**Exercise directions:** Pick out every line that holds the string "React" and copy it.
***** Information supplied
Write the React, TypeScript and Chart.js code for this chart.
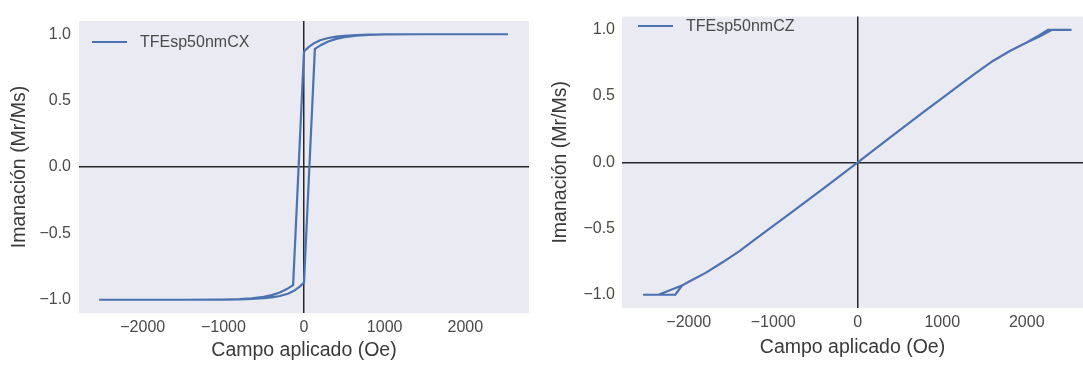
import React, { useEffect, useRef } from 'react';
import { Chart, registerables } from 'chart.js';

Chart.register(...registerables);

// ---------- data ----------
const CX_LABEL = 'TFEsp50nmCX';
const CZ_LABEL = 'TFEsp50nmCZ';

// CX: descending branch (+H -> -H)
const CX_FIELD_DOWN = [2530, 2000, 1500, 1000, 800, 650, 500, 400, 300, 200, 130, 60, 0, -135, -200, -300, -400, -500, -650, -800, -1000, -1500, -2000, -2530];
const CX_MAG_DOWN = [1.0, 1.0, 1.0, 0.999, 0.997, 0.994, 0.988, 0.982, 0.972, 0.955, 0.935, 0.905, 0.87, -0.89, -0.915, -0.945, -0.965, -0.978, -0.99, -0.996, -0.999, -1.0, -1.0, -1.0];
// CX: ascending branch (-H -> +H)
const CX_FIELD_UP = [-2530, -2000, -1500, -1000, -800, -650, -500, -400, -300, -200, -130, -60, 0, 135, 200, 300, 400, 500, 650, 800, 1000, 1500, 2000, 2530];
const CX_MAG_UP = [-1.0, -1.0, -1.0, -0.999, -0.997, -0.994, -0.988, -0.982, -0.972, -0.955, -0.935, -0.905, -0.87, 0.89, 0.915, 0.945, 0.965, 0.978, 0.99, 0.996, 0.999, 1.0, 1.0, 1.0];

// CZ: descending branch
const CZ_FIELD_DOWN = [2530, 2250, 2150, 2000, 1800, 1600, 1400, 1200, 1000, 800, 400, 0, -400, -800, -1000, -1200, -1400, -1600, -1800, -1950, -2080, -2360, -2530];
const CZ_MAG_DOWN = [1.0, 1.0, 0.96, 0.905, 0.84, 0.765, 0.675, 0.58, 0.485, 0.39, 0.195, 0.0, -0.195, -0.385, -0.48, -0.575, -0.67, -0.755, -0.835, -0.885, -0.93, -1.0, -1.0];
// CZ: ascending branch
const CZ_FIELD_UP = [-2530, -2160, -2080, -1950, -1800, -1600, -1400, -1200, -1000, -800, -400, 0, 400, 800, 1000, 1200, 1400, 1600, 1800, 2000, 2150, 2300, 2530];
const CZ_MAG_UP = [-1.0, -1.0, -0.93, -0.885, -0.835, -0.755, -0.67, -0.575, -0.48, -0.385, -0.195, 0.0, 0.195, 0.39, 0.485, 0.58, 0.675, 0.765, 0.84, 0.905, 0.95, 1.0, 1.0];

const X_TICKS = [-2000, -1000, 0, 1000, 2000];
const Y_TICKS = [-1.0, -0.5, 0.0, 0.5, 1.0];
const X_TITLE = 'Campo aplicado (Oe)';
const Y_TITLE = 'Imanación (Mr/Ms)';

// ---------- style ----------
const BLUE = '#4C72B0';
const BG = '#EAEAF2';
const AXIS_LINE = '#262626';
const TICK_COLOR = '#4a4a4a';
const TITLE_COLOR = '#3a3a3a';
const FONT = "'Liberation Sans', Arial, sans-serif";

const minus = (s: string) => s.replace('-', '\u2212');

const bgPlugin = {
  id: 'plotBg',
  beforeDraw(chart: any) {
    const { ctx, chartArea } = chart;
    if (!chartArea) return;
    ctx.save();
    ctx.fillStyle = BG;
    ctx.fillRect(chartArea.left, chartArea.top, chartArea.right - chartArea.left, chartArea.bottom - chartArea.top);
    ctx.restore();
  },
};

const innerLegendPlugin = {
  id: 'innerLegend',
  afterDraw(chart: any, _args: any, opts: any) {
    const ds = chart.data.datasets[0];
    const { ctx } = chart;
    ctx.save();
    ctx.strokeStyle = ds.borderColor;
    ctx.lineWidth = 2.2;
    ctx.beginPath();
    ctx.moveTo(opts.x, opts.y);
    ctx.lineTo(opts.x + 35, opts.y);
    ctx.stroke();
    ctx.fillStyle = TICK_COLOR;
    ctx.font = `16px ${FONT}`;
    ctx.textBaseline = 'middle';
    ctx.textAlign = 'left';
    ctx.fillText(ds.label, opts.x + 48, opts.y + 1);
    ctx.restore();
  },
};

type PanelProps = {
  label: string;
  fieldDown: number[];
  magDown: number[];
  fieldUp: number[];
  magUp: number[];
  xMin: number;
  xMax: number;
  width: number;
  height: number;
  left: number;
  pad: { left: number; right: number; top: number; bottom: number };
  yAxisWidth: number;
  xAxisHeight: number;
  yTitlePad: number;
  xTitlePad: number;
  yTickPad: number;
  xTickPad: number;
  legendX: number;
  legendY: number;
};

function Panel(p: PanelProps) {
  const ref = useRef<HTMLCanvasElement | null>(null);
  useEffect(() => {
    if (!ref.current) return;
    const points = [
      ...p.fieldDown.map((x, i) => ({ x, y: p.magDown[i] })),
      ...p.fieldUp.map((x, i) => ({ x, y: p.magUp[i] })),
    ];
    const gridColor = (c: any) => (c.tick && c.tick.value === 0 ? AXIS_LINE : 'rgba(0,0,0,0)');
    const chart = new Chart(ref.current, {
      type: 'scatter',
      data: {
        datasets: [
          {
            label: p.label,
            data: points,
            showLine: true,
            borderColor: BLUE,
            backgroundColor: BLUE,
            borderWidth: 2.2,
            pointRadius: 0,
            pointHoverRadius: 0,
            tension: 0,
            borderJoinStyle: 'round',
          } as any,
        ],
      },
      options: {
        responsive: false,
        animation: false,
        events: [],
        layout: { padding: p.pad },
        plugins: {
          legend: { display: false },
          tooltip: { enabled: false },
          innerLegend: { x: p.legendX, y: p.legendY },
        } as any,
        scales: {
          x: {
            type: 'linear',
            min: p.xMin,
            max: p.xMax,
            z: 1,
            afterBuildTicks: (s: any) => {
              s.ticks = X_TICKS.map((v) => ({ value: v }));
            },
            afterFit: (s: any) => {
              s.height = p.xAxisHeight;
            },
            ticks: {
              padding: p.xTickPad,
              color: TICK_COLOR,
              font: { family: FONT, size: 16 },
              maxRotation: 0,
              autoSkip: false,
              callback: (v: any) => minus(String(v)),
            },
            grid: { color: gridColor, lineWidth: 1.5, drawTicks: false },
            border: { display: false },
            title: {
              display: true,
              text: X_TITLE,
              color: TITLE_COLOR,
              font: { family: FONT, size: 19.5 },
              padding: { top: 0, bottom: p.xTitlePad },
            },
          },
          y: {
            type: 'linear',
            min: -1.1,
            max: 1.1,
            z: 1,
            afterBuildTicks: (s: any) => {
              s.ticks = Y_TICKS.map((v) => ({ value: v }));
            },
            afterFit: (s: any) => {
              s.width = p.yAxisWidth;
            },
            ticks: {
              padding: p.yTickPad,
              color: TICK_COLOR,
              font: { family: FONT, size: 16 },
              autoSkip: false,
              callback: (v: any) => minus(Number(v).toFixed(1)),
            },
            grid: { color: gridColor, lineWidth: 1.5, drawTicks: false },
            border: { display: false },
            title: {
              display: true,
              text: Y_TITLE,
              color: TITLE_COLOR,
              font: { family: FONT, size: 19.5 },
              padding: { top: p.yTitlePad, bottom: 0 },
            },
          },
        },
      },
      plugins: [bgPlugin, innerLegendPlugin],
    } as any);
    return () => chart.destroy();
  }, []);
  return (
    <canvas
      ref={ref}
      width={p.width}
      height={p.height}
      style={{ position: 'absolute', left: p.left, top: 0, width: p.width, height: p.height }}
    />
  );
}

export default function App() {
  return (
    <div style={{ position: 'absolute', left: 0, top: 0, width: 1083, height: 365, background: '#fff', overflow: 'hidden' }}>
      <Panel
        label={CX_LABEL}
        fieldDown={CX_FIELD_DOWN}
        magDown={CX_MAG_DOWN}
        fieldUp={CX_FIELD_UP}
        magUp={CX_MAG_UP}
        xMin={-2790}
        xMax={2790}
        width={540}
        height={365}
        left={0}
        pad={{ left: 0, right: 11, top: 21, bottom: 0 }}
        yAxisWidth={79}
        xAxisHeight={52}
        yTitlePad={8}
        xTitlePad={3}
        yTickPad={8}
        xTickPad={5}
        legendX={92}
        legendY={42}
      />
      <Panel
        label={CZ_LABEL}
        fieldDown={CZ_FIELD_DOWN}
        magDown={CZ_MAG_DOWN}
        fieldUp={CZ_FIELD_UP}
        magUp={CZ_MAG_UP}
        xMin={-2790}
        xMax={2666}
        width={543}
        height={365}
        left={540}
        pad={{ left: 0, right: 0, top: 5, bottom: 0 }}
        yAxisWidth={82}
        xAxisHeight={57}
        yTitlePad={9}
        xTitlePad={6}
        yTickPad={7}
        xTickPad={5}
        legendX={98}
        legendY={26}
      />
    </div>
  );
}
**********
**Task output:**
Write the React, TypeScript and Chart.js code for this chart.
import React, { useEffect, useRef } from 'react';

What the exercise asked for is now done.